* [Task requirements]:
Write out the data below in full. Keep it exact.

— START —

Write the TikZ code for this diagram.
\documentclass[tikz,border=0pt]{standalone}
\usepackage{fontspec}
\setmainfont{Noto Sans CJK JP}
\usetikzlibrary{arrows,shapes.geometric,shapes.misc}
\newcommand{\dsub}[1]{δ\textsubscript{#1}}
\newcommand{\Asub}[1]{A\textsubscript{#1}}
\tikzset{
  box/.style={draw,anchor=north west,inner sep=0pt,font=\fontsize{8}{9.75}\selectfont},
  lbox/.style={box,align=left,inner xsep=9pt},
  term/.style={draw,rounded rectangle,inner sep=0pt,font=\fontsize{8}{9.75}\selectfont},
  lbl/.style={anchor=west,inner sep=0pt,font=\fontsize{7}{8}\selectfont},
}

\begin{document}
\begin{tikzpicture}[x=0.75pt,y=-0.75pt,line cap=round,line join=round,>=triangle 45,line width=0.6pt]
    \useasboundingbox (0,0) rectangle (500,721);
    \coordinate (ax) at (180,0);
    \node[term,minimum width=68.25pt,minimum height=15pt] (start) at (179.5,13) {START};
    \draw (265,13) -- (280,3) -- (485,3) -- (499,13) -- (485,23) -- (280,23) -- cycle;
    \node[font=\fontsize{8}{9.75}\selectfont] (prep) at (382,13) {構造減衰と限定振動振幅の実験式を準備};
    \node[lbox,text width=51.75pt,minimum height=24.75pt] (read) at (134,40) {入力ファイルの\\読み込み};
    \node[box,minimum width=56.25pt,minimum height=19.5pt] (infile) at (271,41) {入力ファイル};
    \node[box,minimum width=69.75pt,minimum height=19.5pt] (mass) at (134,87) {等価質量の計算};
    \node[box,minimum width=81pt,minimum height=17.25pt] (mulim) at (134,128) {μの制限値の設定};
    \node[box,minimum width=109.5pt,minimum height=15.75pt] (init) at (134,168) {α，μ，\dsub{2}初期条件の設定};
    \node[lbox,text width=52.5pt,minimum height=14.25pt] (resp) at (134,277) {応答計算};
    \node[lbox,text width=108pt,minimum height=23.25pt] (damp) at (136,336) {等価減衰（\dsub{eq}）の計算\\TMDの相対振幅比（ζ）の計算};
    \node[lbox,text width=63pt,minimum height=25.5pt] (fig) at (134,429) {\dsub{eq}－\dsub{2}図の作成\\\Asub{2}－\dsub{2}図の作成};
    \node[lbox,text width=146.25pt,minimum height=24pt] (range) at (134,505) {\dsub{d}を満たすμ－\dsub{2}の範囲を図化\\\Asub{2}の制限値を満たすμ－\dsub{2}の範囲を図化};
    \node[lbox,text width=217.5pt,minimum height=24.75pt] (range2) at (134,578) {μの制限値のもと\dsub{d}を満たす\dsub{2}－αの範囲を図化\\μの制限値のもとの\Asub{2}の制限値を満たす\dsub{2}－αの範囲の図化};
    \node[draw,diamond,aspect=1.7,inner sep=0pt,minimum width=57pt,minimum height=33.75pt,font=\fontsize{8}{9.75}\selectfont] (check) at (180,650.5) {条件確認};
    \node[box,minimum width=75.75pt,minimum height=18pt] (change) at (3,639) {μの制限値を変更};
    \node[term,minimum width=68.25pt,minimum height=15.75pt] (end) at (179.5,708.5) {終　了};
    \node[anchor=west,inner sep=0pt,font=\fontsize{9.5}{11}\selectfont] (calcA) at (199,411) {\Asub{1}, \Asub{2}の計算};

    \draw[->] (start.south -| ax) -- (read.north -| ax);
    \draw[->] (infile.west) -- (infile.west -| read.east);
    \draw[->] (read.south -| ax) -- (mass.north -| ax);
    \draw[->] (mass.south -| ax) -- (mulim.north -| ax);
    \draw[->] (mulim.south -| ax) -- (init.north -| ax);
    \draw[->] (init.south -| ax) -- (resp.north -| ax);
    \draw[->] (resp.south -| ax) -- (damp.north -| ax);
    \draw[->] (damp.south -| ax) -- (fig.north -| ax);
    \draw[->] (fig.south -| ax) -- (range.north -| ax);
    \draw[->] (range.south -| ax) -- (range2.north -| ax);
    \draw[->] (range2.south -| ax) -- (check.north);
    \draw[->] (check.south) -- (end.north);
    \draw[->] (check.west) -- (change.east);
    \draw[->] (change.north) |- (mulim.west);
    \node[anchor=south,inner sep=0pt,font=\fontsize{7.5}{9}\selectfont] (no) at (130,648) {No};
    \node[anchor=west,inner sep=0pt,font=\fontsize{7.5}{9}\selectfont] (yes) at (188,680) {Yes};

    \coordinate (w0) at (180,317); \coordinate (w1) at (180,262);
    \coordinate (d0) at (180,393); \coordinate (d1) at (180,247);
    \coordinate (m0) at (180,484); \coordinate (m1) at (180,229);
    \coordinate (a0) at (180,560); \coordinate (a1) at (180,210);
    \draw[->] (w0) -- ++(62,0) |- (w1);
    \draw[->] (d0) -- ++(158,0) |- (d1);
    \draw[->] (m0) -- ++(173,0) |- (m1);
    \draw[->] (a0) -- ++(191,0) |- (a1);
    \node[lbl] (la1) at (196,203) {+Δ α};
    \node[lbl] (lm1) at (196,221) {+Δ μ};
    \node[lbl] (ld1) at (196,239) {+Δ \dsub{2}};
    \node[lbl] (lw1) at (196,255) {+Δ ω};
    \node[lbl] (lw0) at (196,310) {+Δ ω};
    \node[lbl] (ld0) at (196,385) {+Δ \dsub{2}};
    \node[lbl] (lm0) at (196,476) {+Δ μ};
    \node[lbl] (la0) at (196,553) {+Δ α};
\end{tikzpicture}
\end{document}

— END —

* [The completed task]:
Write the TikZ code for this diagram.
\documentclass[tikz,border=0pt]{standalone}
\usepackage{fontspec}
\setmainfont{Noto Sans CJK JP}
\usetikzlibrary{arrows,shapes.geometric,shapes.misc}
\newcommand{\dsub}[1]{δ\textsubscript{#1}}
\newcommand{\Asub}[1]{A\textsubscript{#1}}
\tikzset{
  box/.style={draw,anchor=north west,inner sep=0pt,font=\fontsize{8}{9.75}\selectfont},
  lbox/.style={box,align=left,inner xsep=9pt},
  term/.style={draw,rounded rectangle,inner sep=0pt,font=\fontsize{8}{9.75}\selectfont},
  lbl/.style={anchor=west,inner sep=0pt,font=\fontsize{7}{8}\selectfont},
}

\begin{document}
\begin{tikzpicture}[x=0.75pt,y=-0.75pt,line cap=round,line join=round,>=triangle 45,line width=0.6pt]
    \useasboundingbox (0,0) rectangle (500,721);
    \coordinate (ax) at (180,0);
    \node[term,minimum width=68.25pt,minimum height=15pt] (start) at (179.5,13) {START};
    \draw (265,13) -- (280,3) -- (485,3) -- (499,13) -- (485,23) -- (280,23) -- cycle;
    \node[font=\fontsize{8}{9.75}\selectfont] (prep) at (382,13) {構造減衰と限定振動振幅の実験式を準備};
    \node[lbox,text width=51.75pt,minimum height=24.75pt] (read) at (134,40) {入力ファイルの\\読み込み};
    \node[box,minimum width=56.25pt,minimum height=19.5pt] (infile) at (271,41) {入力ファイル};
    \node[box,minimum width=69.75pt,minimum height=19.5pt] (mass) at (134,87) {等価質量の計算};
    \node[box,minimum width=81pt,minimum height=17.25pt] (mulim) at (134,128) {μの制限値の設定};
    \node[box,minimum width=109.5pt,minimum height=15.75pt] (init) at (134,168) {α，μ，\dsub{2}初期条件の設定};
    \node[lbox,text width=52.5pt,minimum height=14.25pt] (resp) at (134,277) {応答計算};
    \node[lbox,text width=108pt,minimum height=23.25pt] (damp) at (136,336) {等価減衰（\dsub{eq}）の計算\\TMDの相対振幅比（ζ）の計算};
    \node[lbox,text width=63pt,minimum height=25.5pt] (fig) at (134,429) {\dsub{eq}－\dsub{2}図の作成\\\Asub{2}－\dsub{2}図の作成};
    \node[lbox,text width=146.25pt,minimum height=24pt] (range) at (134,505) {\dsub{d}を満たすμ－\dsub{2}の範囲を図化\\\Asub{2}の制限値を満たすμ－\dsub{2}の範囲を図化};
    \node[lbox,text width=217.5pt,minimum height=24.75pt] (range2) at (134,578) {μの制限値のもと\dsub{d}を満たす\dsub{2}－αの範囲を図化\\μの制限値のもとの\Asub{2}の制限値を満たす\dsub{2}－αの範囲の図化};
    \node[draw,diamond,aspect=1.7,inner sep=0pt,minimum width=57pt,minimum height=33.75pt,font=\fontsize{8}{9.75}\selectfont] (check) at (180,650.5) {条件確認};
    \node[box,minimum width=75.75pt,minimum height=18pt] (change) at (3,639) {μの制限値を変更};
    \node[term,minimum width=68.25pt,minimum height=15.75pt] (end) at (179.5,708.5) {終　了};
    \node[anchor=west,inner sep=0pt,font=\fontsize{9.5}{11}\selectfont] (calcA) at (199,411) {\Asub{1}, \Asub{2}の計算};

    \draw[->] (start.south -| ax) -- (read.north -| ax);
    \draw[->] (infile.west) -- (infile.west -| read.east);
    \draw[->] (read.south -| ax) -- (mass.north -| ax);
    \draw[->] (mass.south -| ax) -- (mulim.north -| ax);
    \draw[->] (mulim.south -| ax) -- (init.north -| ax);
    \draw[->] (init.south -| ax) -- (resp.north -| ax);
    \draw[->] (resp.south -| ax) -- (damp.north -| ax);
    \draw[->] (damp.south -| ax) -- (fig.north -| ax);
    \draw[->] (fig.south -| ax) -- (range.north -| ax);
    \draw[->] (range.south -| ax) -- (range2.north -| ax);
    \draw[->] (range2.south -| ax) -- (check.north);
    \draw[->] (check.south) -- (end.north);
    \draw[->] (check.west) -- (change.east);
    \draw[->] (change.north) |- (mulim.west);
    \node[anchor=south,inner sep=0pt,font=\fontsize{7.5}{9}\selectfont] (no) at (130,648) {No};
    \node[anchor=west,inner sep=0pt,font=\fontsize{7.5}{9}\selectfont] (yes) at (188,680) {Yes};

    \coordinate (w0) at (180,317); \coordinate (w1) at (180,262);
    \coordinate (d0) at (180,393); \coordinate (d1) at (180,247);
    \coordinate (m0) at (180,484); \coordinate (m1) at (180,229);
    \coordinate (a0) at (180,560); \coordinate (a1) at (180,210);
    \draw[->] (w0) -- ++(62,0) |- (w1);
    \draw[->] (d0) -- ++(158,0) |- (d1);
    \draw[->] (m0) -- ++(173,0) |- (m1);
    \draw[->] (a0) -- ++(191,0) |- (a1);
    \node[lbl] (la1) at (196,203) {+Δ α};
    \node[lbl] (lm1) at (196,221) {+Δ μ};
    \node[lbl] (ld1) at (196,239) {+Δ \dsub{2}};
    \node[lbl] (lw1) at (196,255) {+Δ ω};
    \node[lbl] (lw0) at (196,310) {+Δ ω};
    \node[lbl] (ld0) at (196,385) {+Δ \dsub{2}};
    \node[lbl] (lm0) at (196,476) {+Δ μ};
    \node[lbl] (la0) at (196,553) {+Δ α};
\end{tikzpicture}
\end{document}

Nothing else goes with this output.